**Information provided:**
◇ ◇ ◇ ◇ ◇ ◇ ◇

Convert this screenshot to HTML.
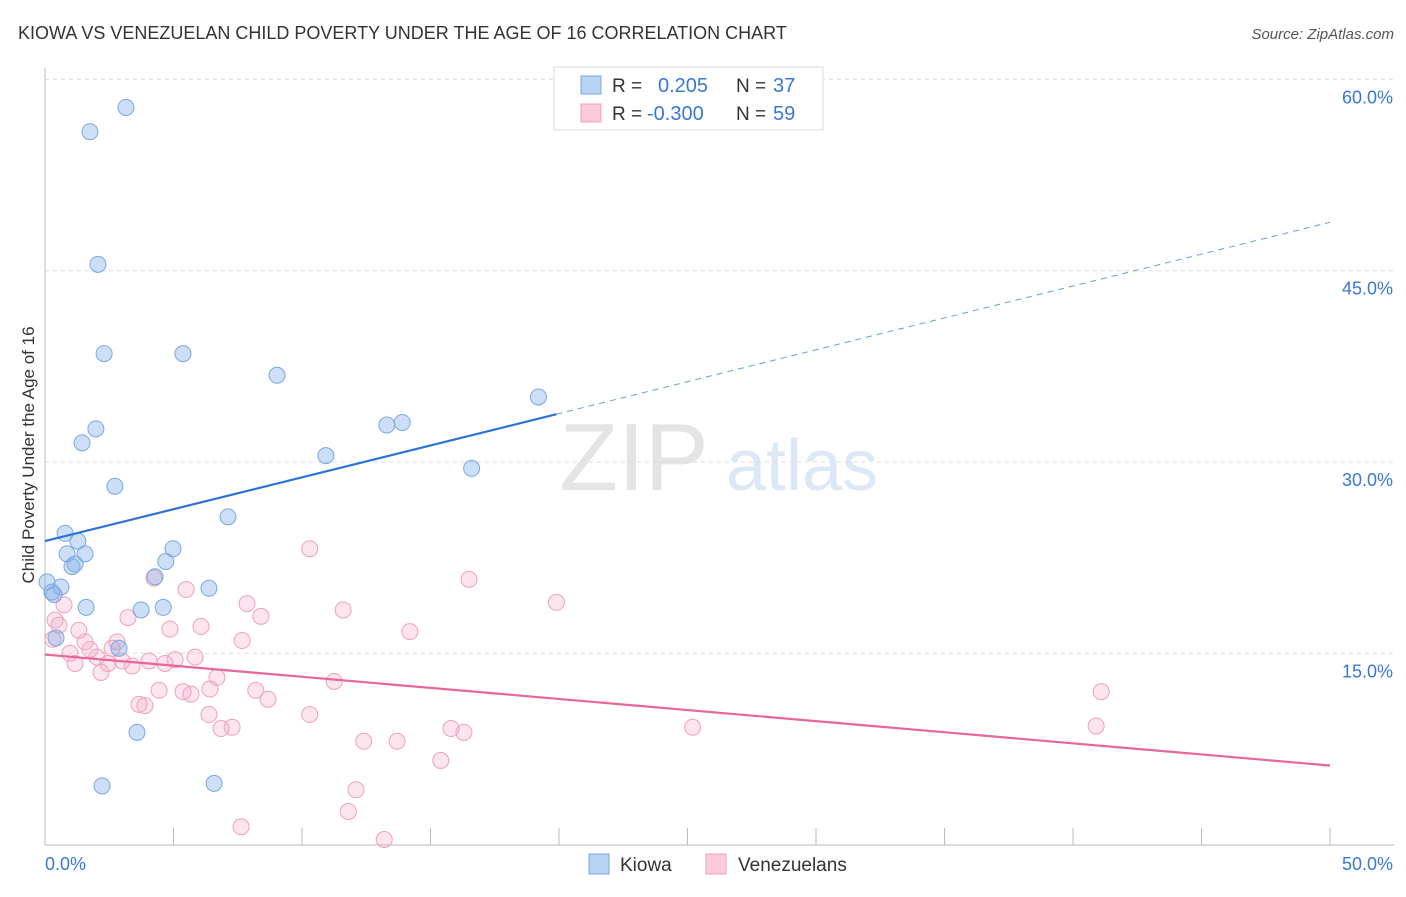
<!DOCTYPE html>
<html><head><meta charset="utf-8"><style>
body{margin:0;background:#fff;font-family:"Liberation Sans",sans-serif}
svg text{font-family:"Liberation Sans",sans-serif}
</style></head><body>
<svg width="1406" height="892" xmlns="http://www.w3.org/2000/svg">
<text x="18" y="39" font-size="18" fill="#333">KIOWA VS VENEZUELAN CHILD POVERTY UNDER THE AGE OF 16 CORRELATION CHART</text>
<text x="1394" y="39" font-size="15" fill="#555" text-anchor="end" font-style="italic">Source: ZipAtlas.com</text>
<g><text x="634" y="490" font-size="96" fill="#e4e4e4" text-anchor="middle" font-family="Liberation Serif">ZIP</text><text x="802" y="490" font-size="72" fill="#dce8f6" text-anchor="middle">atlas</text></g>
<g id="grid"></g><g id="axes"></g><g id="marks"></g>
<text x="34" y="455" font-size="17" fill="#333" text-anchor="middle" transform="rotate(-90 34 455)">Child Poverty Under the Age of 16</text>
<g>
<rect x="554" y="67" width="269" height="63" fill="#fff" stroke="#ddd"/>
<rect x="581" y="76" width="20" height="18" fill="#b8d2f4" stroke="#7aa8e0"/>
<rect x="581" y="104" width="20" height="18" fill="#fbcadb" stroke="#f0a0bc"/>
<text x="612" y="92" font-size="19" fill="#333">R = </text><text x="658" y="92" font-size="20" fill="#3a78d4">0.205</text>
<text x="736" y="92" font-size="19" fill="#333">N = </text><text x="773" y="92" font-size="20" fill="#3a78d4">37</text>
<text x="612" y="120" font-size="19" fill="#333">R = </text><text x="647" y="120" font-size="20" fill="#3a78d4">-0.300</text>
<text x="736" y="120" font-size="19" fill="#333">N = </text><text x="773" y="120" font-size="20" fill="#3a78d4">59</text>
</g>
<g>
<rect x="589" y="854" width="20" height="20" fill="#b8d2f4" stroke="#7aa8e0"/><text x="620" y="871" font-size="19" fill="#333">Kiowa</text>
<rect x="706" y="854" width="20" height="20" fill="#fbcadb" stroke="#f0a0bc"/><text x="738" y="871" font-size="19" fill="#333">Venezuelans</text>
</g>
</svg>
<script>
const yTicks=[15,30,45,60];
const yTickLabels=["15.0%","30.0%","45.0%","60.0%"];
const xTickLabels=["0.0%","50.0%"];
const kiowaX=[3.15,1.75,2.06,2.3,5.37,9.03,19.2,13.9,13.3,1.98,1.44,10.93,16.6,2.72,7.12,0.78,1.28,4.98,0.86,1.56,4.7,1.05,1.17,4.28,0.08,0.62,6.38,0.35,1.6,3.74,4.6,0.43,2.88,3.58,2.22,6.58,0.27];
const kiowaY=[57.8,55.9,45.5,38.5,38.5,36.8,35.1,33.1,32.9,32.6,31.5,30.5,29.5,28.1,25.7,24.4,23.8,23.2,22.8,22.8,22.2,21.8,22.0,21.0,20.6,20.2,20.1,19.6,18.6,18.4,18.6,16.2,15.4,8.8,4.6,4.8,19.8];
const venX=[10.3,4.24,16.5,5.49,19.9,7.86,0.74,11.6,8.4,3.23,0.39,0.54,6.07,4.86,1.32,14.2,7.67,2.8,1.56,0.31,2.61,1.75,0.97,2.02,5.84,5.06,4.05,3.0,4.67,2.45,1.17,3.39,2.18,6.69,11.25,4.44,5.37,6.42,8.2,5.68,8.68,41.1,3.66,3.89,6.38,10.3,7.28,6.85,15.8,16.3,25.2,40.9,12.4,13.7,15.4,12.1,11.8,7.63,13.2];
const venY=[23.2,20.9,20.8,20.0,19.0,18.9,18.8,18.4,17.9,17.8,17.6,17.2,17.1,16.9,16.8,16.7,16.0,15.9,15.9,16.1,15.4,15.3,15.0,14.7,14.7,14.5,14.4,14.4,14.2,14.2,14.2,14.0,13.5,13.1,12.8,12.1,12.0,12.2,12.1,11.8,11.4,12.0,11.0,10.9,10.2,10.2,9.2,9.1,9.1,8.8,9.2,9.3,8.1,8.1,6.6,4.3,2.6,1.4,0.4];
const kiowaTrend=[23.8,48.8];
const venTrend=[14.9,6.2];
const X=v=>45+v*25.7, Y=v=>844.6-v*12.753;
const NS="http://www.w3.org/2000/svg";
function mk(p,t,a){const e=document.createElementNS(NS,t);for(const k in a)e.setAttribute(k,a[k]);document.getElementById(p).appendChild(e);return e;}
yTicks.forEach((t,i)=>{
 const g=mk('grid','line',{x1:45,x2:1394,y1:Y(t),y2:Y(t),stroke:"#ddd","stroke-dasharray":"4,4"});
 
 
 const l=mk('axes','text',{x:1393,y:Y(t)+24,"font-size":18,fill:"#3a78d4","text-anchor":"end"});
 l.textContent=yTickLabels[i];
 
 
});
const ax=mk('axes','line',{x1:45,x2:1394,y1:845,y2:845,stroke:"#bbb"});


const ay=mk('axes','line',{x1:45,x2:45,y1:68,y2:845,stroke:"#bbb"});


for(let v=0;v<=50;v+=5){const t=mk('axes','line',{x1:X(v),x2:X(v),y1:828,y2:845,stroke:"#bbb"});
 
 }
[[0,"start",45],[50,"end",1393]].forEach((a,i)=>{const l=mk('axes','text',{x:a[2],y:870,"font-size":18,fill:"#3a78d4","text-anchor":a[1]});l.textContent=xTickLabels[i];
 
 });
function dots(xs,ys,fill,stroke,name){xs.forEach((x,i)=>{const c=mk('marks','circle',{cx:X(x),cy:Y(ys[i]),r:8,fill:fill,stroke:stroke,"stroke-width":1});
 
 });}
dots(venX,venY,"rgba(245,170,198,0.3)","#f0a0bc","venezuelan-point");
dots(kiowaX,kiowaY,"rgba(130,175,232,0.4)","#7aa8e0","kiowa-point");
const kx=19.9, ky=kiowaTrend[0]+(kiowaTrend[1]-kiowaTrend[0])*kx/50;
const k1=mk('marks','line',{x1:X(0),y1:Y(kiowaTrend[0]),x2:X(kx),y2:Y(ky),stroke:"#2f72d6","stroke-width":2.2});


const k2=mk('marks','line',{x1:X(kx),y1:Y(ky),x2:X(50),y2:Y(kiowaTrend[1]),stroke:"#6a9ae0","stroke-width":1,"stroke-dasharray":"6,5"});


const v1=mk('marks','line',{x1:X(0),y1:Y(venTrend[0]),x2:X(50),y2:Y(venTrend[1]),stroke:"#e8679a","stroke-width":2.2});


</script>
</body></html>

◇ ◇ ◇ ◇ ◇ ◇ ◇

Omit the pictures and output all of the other material exactly.

Convert this screenshot to HTML.
<!DOCTYPE html>
<html><head><meta charset="utf-8"><style>
body{margin:0;background:#fff;font-family:"Liberation Sans",sans-serif}
svg text{font-family:"Liberation Sans",sans-serif}
</style></head><body>
<svg width="1406" height="892" xmlns="http://www.w3.org/2000/svg">
<text x="18" y="39" font-size="18" fill="#333">KIOWA VS VENEZUELAN CHILD POVERTY UNDER THE AGE OF 16 CORRELATION CHART</text>
<text x="1394" y="39" font-size="15" fill="#555" text-anchor="end" font-style="italic">Source: ZipAtlas.com</text>
<g><text x="634" y="490" font-size="96" fill="#e4e4e4" text-anchor="middle" font-family="Liberation Serif">ZIP</text><text x="802" y="490" font-size="72" fill="#dce8f6" text-anchor="middle">atlas</text></g>
<g id="grid"></g><g id="axes"></g><g id="marks"></g>
<text x="34" y="455" font-size="17" fill="#333" text-anchor="middle" transform="rotate(-90 34 455)">Child Poverty Under the Age of 16</text>
<g>
<rect x="554" y="67" width="269" height="63" fill="#fff" stroke="#ddd"/>
<rect x="581" y="76" width="20" height="18" fill="#b8d2f4" stroke="#7aa8e0"/>
<rect x="581" y="104" width="20" height="18" fill="#fbcadb" stroke="#f0a0bc"/>
<text x="612" y="92" font-size="19" fill="#333">R = </text><text x="658" y="92" font-size="20" fill="#3a78d4">0.205</text>
<text x="736" y="92" font-size="19" fill="#333">N = </text><text x="773" y="92" font-size="20" fill="#3a78d4">37</text>
<text x="612" y="120" font-size="19" fill="#333">R = </text><text x="647" y="120" font-size="20" fill="#3a78d4">-0.300</text>
<text x="736" y="120" font-size="19" fill="#333">N = </text><text x="773" y="120" font-size="20" fill="#3a78d4">59</text>
</g>
<g>
<rect x="589" y="854" width="20" height="20" fill="#b8d2f4" stroke="#7aa8e0"/><text x="620" y="871" font-size="19" fill="#333">Kiowa</text>
<rect x="706" y="854" width="20" height="20" fill="#fbcadb" stroke="#f0a0bc"/><text x="738" y="871" font-size="19" fill="#333">Venezuelans</text>
</g>
</svg>
<script>
const yTicks=[15,30,45,60];
const yTickLabels=["15.0%","30.0%","45.0%","60.0%"];
const xTickLabels=["0.0%","50.0%"];
const kiowaX=[3.15,1.75,2.06,2.3,5.37,9.03,19.2,13.9,13.3,1.98,1.44,10.93,16.6,2.72,7.12,0.78,1.28,4.98,0.86,1.56,4.7,1.05,1.17,4.28,0.08,0.62,6.38,0.35,1.6,3.74,4.6,0.43,2.88,3.58,2.22,6.58,0.27];
const kiowaY=[57.8,55.9,45.5,38.5,38.5,36.8,35.1,33.1,32.9,32.6,31.5,30.5,29.5,28.1,25.7,24.4,23.8,23.2,22.8,22.8,22.2,21.8,22.0,21.0,20.6,20.2,20.1,19.6,18.6,18.4,18.6,16.2,15.4,8.8,4.6,4.8,19.8];
const venX=[10.3,4.24,16.5,5.49,19.9,7.86,0.74,11.6,8.4,3.23,0.39,0.54,6.07,4.86,1.32,14.2,7.67,2.8,1.56,0.31,2.61,1.75,0.97,2.02,5.84,5.06,4.05,3.0,4.67,2.45,1.17,3.39,2.18,6.69,11.25,4.44,5.37,6.42,8.2,5.68,8.68,41.1,3.66,3.89,6.38,10.3,7.28,6.85,15.8,16.3,25.2,40.9,12.4,13.7,15.4,12.1,11.8,7.63,13.2];
const venY=[23.2,20.9,20.8,20.0,19.0,18.9,18.8,18.4,17.9,17.8,17.6,17.2,17.1,16.9,16.8,16.7,16.0,15.9,15.9,16.1,15.4,15.3,15.0,14.7,14.7,14.5,14.4,14.4,14.2,14.2,14.2,14.0,13.5,13.1,12.8,12.1,12.0,12.2,12.1,11.8,11.4,12.0,11.0,10.9,10.2,10.2,9.2,9.1,9.1,8.8,9.2,9.3,8.1,8.1,6.6,4.3,2.6,1.4,0.4];
const kiowaTrend=[23.8,48.8];
const venTrend=[14.9,6.2];
const X=v=>45+v*25.7, Y=v=>844.6-v*12.753;
const NS="http://www.w3.org/2000/svg";
function mk(p,t,a){const e=document.createElementNS(NS,t);for(const k in a)e.setAttribute(k,a[k]);document.getElementById(p).appendChild(e);return e;}
yTicks.forEach((t,i)=>{
 const g=mk('grid','line',{x1:45,x2:1394,y1:Y(t),y2:Y(t),stroke:"#ddd","stroke-dasharray":"4,4"});
 
 
 const l=mk('axes','text',{x:1393,y:Y(t)+24,"font-size":18,fill:"#3a78d4","text-anchor":"end"});
 l.textContent=yTickLabels[i];
 
 
});
const ax=mk('axes','line',{x1:45,x2:1394,y1:845,y2:845,stroke:"#bbb"});


const ay=mk('axes','line',{x1:45,x2:45,y1:68,y2:845,stroke:"#bbb"});


for(let v=0;v<=50;v+=5){const t=mk('axes','line',{x1:X(v),x2:X(v),y1:828,y2:845,stroke:"#bbb"});
 
 }
[[0,"start",45],[50,"end",1393]].forEach((a,i)=>{const l=mk('axes','text',{x:a[2],y:870,"font-size":18,fill:"#3a78d4","text-anchor":a[1]});l.textContent=xTickLabels[i];
 
 });
function dots(xs,ys,fill,stroke,name){xs.forEach((x,i)=>{const c=mk('marks','circle',{cx:X(x),cy:Y(ys[i]),r:8,fill:fill,stroke:stroke,"stroke-width":1});
 
 });}
dots(venX,venY,"rgba(245,170,198,0.3)","#f0a0bc","venezuelan-point");
dots(kiowaX,kiowaY,"rgba(130,175,232,0.4)","#7aa8e0","kiowa-point");
const kx=19.9, ky=kiowaTrend[0]+(kiowaTrend[1]-kiowaTrend[0])*kx/50;
const k1=mk('marks','line',{x1:X(0),y1:Y(kiowaTrend[0]),x2:X(kx),y2:Y(ky),stroke:"#2f72d6","stroke-width":2.2});


const k2=mk('marks','line',{x1:X(kx),y1:Y(ky),x2:X(50),y2:Y(kiowaTrend[1]),stroke:"#6a9ae0","stroke-width":1,"stroke-dasharray":"6,5"});


const v1=mk('marks','line',{x1:X(0),y1:Y(venTrend[0]),x2:X(50),y2:Y(venTrend[1]),stroke:"#e8679a","stroke-width":2.2});


</script>
</body></html>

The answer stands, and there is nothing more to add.